#### Given entries ####
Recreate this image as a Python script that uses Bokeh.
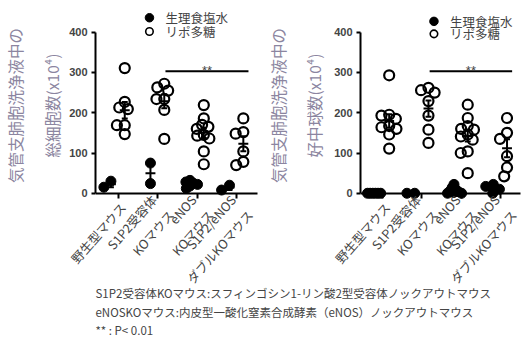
import numpy as np
from bokeh.plotting import figure
from bokeh.models import Range1d, FixedTicker, Label, LinearAxis
from bokeh.layouts import column, row
from bokeh.embed import file_html
from bokeh.resources import INLINE

# ---------------- data ----------------
groups = ["野生型マウス", "S1P2受容体\nKOマウス", "eNOS\nKOマウス", "S1P2/eNOS\nダブルKOマウス"]
group_pos = [1, 2, 3, 4]
series = ["生理食塩水", "リポ多糖"]
y_ticks = [0, 100, 200, 300, 400]

total_saline = [[15, 30], [75, 24], [32, 28, 25, 22, 18, 12], [8, 20]]
total_lps = [[311, 227, 213, 209, 169, 169, 147],
             [272, 263, 255, 234, 234, 207, 135],
             [219, 186, 170, 165, 160, 145, 143, 136, 104, 72],
             [186, 152, 148, 104, 78, 70]]
neut_saline = [[0, 0, 0, 0, 0, 0], [0, 0], [22, 14, 10, 6, 4, 2, 0, 0], [0, 10, 17, 22]]
neut_lps = [[293, 195, 193, 185, 167, 164, 160, 146, 111],
            [262, 256, 250, 229, 193, 158, 125],
            [220, 187, 167, 160, 158, 146, 141, 133, 104, 100, 50],
            [187, 150, 135, 92, 64, 42]]

title_total = "気管支肺胞洗浄液中の\n総細胞数(x10⁴)"
title_neut = "気管支肺胞洗浄液中の\n好中球数(x10⁴)"
sig_text = "**"
sig_span = (2.2, 4.3)
sig_level = 303
footnotes = ["S1P2受容体KOマウス:スフィンゴシン1-リン酸2型受容体ノックアウトマウス",
             "eNOSKOマウス:内皮型一酸化窒素合成酵素（eNOS）ノックアウトマウス",
             "**  : P< 0.01"]

# ---------------- style / layout ----------------
JP = "Noto Sans CJK JP"
TITLE_COLOR = "#8b85a0"
H = 312
BT, BB = 10, 112
Y0, Y1 = -18, 454
SIDE = [-0.18, 0.17]
LABEL_SHIFT = 0.12
FOOT_H = 80


def swarm(vals, px_y, D=11.0, wmax=8.0):
    ys = np.asarray(vals, float) * px_y
    order = np.argsort(-ys, kind="stable")
    d = D
    while True:
        xs = np.zeros(len(ys))
        placed = []
        for i in order:
            cands = [0.0]
            for j in placed:
                dy = abs(ys[i] - ys[j])
                if dy < d:
                    h = np.sqrt(d * d - dy * dy)
                    cands += [xs[j] - h, xs[j] + h]
            cands.sort(key=lambda c: (round(abs(c), 6), c))
            for c in cands:
                if all((c - xs[j]) ** 2 + (ys[i] - ys[j]) ** 2 >= d * d - 1e-3 for j in placed):
                    xs[i] = c
                    break
            placed.append(i)
        if np.max(np.abs(xs)) <= wmax or d < 1.5:
            return xs
        d *= 0.92


def panel(width, bl, br, x_start, x_end, axis_end, title, title_lh, title_standoff,
          saline, lps, legend_x, legend_ys):
    p = figure(width=width, height=H, output_backend="svg", toolbar_location=None,
               x_range=Range1d(x_start, x_end), y_range=Range1d(Y0, Y1),
               min_border_left=bl, min_border_right=br, min_border_top=BT,
               min_border_bottom=BB)
    p.outline_line_color = None
    p.grid.visible = False
    p.background_fill_color = "white"
    fw = width - bl - br
    px_x = fw / (x_end - x_start)
    px_y = (H - BT - BB) / (Y1 - Y0)

    # y axis (at frame left)
    ya = p.yaxis[0]
    ya.axis_line_width = 2
    ya.major_tick_line_width = 2
    ya.minor_tick_line_color = None
    ya.major_tick_in = 0
    ya.major_tick_out = 4
    ya.ticker = FixedTicker(ticks=y_ticks)
    ya.bounds = (0, 400)
    ya.major_label_standoff = 4
    ya.major_label_text_font = "Liberation Sans"
    ya.major_label_text_font_style = "bold"
    ya.major_label_text_font_size = "11px"
    ya.axis_label = title
    ya.axis_label_text_font = JP
    ya.axis_label_text_font_size = "15.5px"
    ya.axis_label_text_font_style = "normal"
    ya.axis_label_text_color = TITLE_COLOR
    ya.axis_label_text_line_height = title_lh
    ya.axis_label_standoff = title_standoff

    # x tick labels (below the frame)
    label_pos = [g + LABEL_SHIFT for g in group_pos]
    xa = p.below[0]
    xa.ticker = FixedTicker(ticks=label_pos)
    xa.axis_line_color = None
    xa.major_tick_line_color = None
    xa.minor_tick_line_color = None
    xa.major_tick_in = 0
    xa.major_tick_out = 0
    xa.major_label_overrides = {lp: t for lp, t in zip(label_pos, groups)}
    xa.major_label_orientation = 0.85
    xa.major_label_text_font = JP
    xa.major_label_text_font_size = "12.5px"
    xa.major_label_standoff = 4

    # x axis line + ticks at y = 0
    xline = LinearAxis(fixed_location=0, ticker=FixedTicker(ticks=group_pos),
                       bounds=(x_start, axis_end), axis_line_width=2,
                       major_tick_line_width=2, major_tick_in=5, major_tick_out=0,
                       minor_tick_line_color=None,
                       major_label_overrides={g: "" for g in group_pos})
    p.add_layout(xline, "above")

    # points
    for si, data in enumerate((saline, lps)):
        xs_all, ys_all = [], []
        for g, vals in zip(group_pos, data):
            off = swarm(vals, px_y)
            xs_all += list(g + SIDE[si] + off / px_x)
            ys_all += list(vals)
        if si == 0:
            p.scatter(xs_all, ys_all, size=10, marker="circle", fill_color="black",
                      line_color="black", line_width=1)
        else:
            p.scatter(xs_all, ys_all, size=10, marker="circle", fill_color=None,
                      line_color="black", line_width=2.2)
    # mean +/- SEM
    for si, data in enumerate((saline, lps)):
        x0s, x1s, y0s, y1s = [], [], [], []
        for g, vals in zip(group_pos, data):
            v = np.asarray(vals, float)
            m = v.mean()
            s = v.std(ddof=1) / np.sqrt(len(v))
            c = g + SIDE[si]
            hw, cw = 5 / px_x, 3 / px_x
            x0s += [c - hw, c, c - cw, c - cw]
            x1s += [c + hw, c, c + cw, c + cw]
            y0s += [m, m - s, m + s, m - s]
            y1s += [m, m + s, m + s, m - s]
        p.segment(x0s, y0s, x1s, y1s, line_color="black", line_width=2)

    # significance
    p.segment([sig_span[0]], [sig_level], [sig_span[1]], [sig_level],
              line_color="black", line_width=2)
    p.add_layout(Label(x=sum(sig_span) / 2, y=sig_level, y_offset=1, text=sig_text,
                       text_align="center", text_baseline="alphabetic",
                       text_font="Liberation Sans", text_font_size="13px"))

    # legend
    p.scatter([legend_x], [legend_ys[0]], size=8.5, marker="circle",
              fill_color="black", line_color="black")
    p.scatter([legend_x], [legend_ys[1]], size=7.5, marker="circle",
              fill_color=None, line_color="black", line_width=1.6)
    for name, ly in zip(series, legend_ys):
        p.add_layout(Label(x=legend_x, y=ly, x_offset=16, text=name, text_align="left",
                           text_baseline="middle", text_font=JP, text_font_size="12.5px"))
    return p


p1 = panel(263, 94, 4, 0.43, 4.579, 4.53, title_total, 1.7, 3,
           total_saline, total_lps, 1.795, [436, 402])
p2 = panel(263, 95, 4, 0.44, 4.564, 4.51, title_neut, 1.65, 6,
           neut_saline, neut_lps, 2.31, [427, 396])

p3 = figure(width=526, height=FOOT_H, output_backend="svg", toolbar_location=None,
            x_range=Range1d(0, 526), y_range=Range1d(0, FOOT_H),
            x_axis_location=None, y_axis_location=None, min_border=0)
p3.margin = (337 - H - FOOT_H, 0, 0, 0)
p3.outline_line_color = None
p3.background_fill_color = None
p3.border_fill_color = None
p3.grid.visible = False
for t, ly in zip(footnotes, [45, 26, 8]):
    p3.add_layout(Label(x=95, y=ly, text=t, text_align="left", text_baseline="middle",
                        text_font=JP, text_font_size="11.5px"))

layout = column(row(p1, p2), p3)
open("out.html", "w").write(file_html(layout, INLINE))
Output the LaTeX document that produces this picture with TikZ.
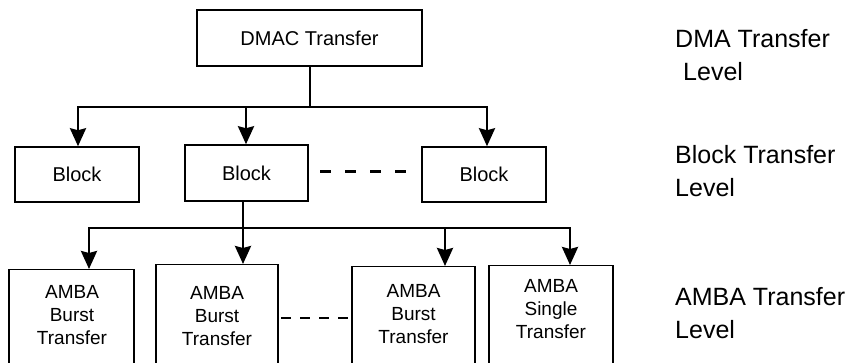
\documentclass[tikz,border=0pt]{standalone}
\usepackage{fontspec}
\setmainfont{Liberation Sans}
\usetikzlibrary{arrows.meta}
\begin{document}
\begin{tikzpicture}[x=1pt,y=-1pt,
  >={Stealth[length=18pt,width=16pt,inset=2pt]},
  box/.style={draw, line width=1.5pt, inner sep=0pt, font=\fontsize{20}{23}\selectfont},
  conn/.style={line width=2.6pt},
  arr/.style={conn, ->},
  lvl/.style={anchor=west, align=left, inner sep=0pt, font=\fontsize{25}{33}\selectfont},
  txt/.style={align=center, inner sep=0pt, font=\fontsize{19}{23}\selectfont}]
\path[use as bounding box, fill=white] (0,0) rectangle (852,363);
\begin{scope}
\clip (0,0) rectangle (852,363);
% top level
\node[box, minimum width=225pt, minimum height=56pt] (dmac) at (309.5,38) {DMAC Transfer};
% block level
\node[box, minimum width=124pt, minimum height=55pt] (b1) at (77,174.5) {Block};
\node[box, minimum width=123pt, minimum height=56pt] (b2) at (246.5,173) {Block};
\node[box, minimum width=124pt, minimum height=55pt] (b3) at (484,174.5) {Block};
% AMBA level
\node[box, anchor=north, minimum width=125pt, minimum height=120pt] (a1) at (71.5,269) {};
\node[box, anchor=north, minimum width=122pt, minimum height=120pt] (a2) at (217,264) {};
\node[box, anchor=north, minimum width=123pt, minimum height=120pt] (a3) at (413.5,266) {};
\node[box, anchor=north, minimum width=124pt, minimum height=120pt] (a4) at (551,265) {};
\node[txt] (a1t) at (72,315) {AMBA\\Burst\\Transfer};
\node[txt] (a2t) at (217,316) {AMBA\\Burst\\Transfer};
\node[txt] (a3t) at (413.5,314) {AMBA\\Burst\\Transfer};
\node[txt] (a4t) at (551,309) {AMBA\\Single\\Transfer};
% upper connectors
\coordinate (j1) at (310,107);
\coordinate (t1) at (78,107);
\coordinate (t2) at (246,107);
\coordinate (t3) at (487,107);
\draw[conn] (dmac.south -| j1) -- (j1);
\draw[conn, line cap=rect] (t1) -- (t3);
\draw[arr] (t1) -- (t1 |- b1.north);
\draw[arr] (t2) -- (t2 |- b2.north);
\draw[arr] (t3) -- (t3 |- b3.north);
\coordinate (d1) at (320,172);
\coordinate (d2) at (406,172);
\draw[conn, line width=3pt, dash pattern=on 11pt off 14pt] (d1) -- (d2);
% lower connectors
\coordinate (u0) at (243,228);
\coordinate (u1) at (89,228);
\coordinate (u2) at (243,228);
\coordinate (u3) at (445,228);
\coordinate (u4) at (570,228);
\draw[conn] (b2.south -| u0) -- (u0);
\draw[conn, line cap=rect] (u1) -- (u4);
\draw[arr] (u1) -- (u1 |- a1.north);
\draw[arr] (u2) -- (u2 |- a2.north);
\draw[arr] (u3) -- (u3 |- a3.north);
\draw[arr] (u4) -- (u4 |- a4.north);
\coordinate (e1) at (281,318);
\coordinate (e2) at (348,318);
\draw[conn, line width=2.6pt, dash pattern=on 10pt off 9pt] (e1) -- (e2);
% level labels
\node[lvl] (l1) at (675,55) {DMA Transfer\\\hspace*{8pt}Level};
\node[lvl] (l2) at (675,171) {Block Transfer\\Level};
\node[lvl] (l3) at (675,313.5) {AMBA Transfer\\Level};
\end{scope}
\end{tikzpicture}
\end{document}
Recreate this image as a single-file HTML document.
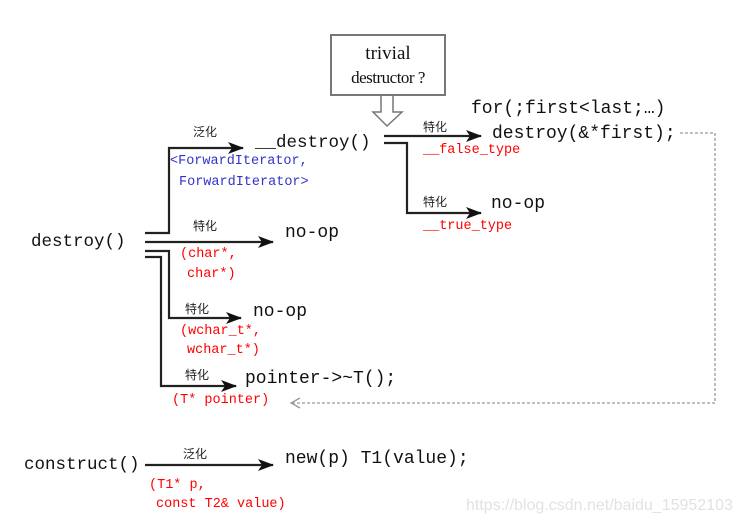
####
● **Brief**: Set down again, exactly, the lines of the material above from its first line to the one with "y_ticks = [0, 100, 200, 300, 400]", inclusive. Leave the pictures out.

● **Response to the exercise**:
Recreate this image as a Python script that uses Bokeh.
import numpy as np
from bokeh.plotting import figure
from bokeh.models import Range1d, FixedTicker, Label, LinearAxis
from bokeh.layouts import column, row
from bokeh.embed import file_html
from bokeh.resources import INLINE

# ---------------- data ----------------
groups = ["野生型マウス", "S1P2受容体\nKOマウス", "eNOS\nKOマウス", "S1P2/eNOS\nダブルKOマウス"]
group_pos = [1, 2, 3, 4]
series = ["生理食塩水", "リポ多糖"]
y_ticks = [0, 100, 200, 300, 400]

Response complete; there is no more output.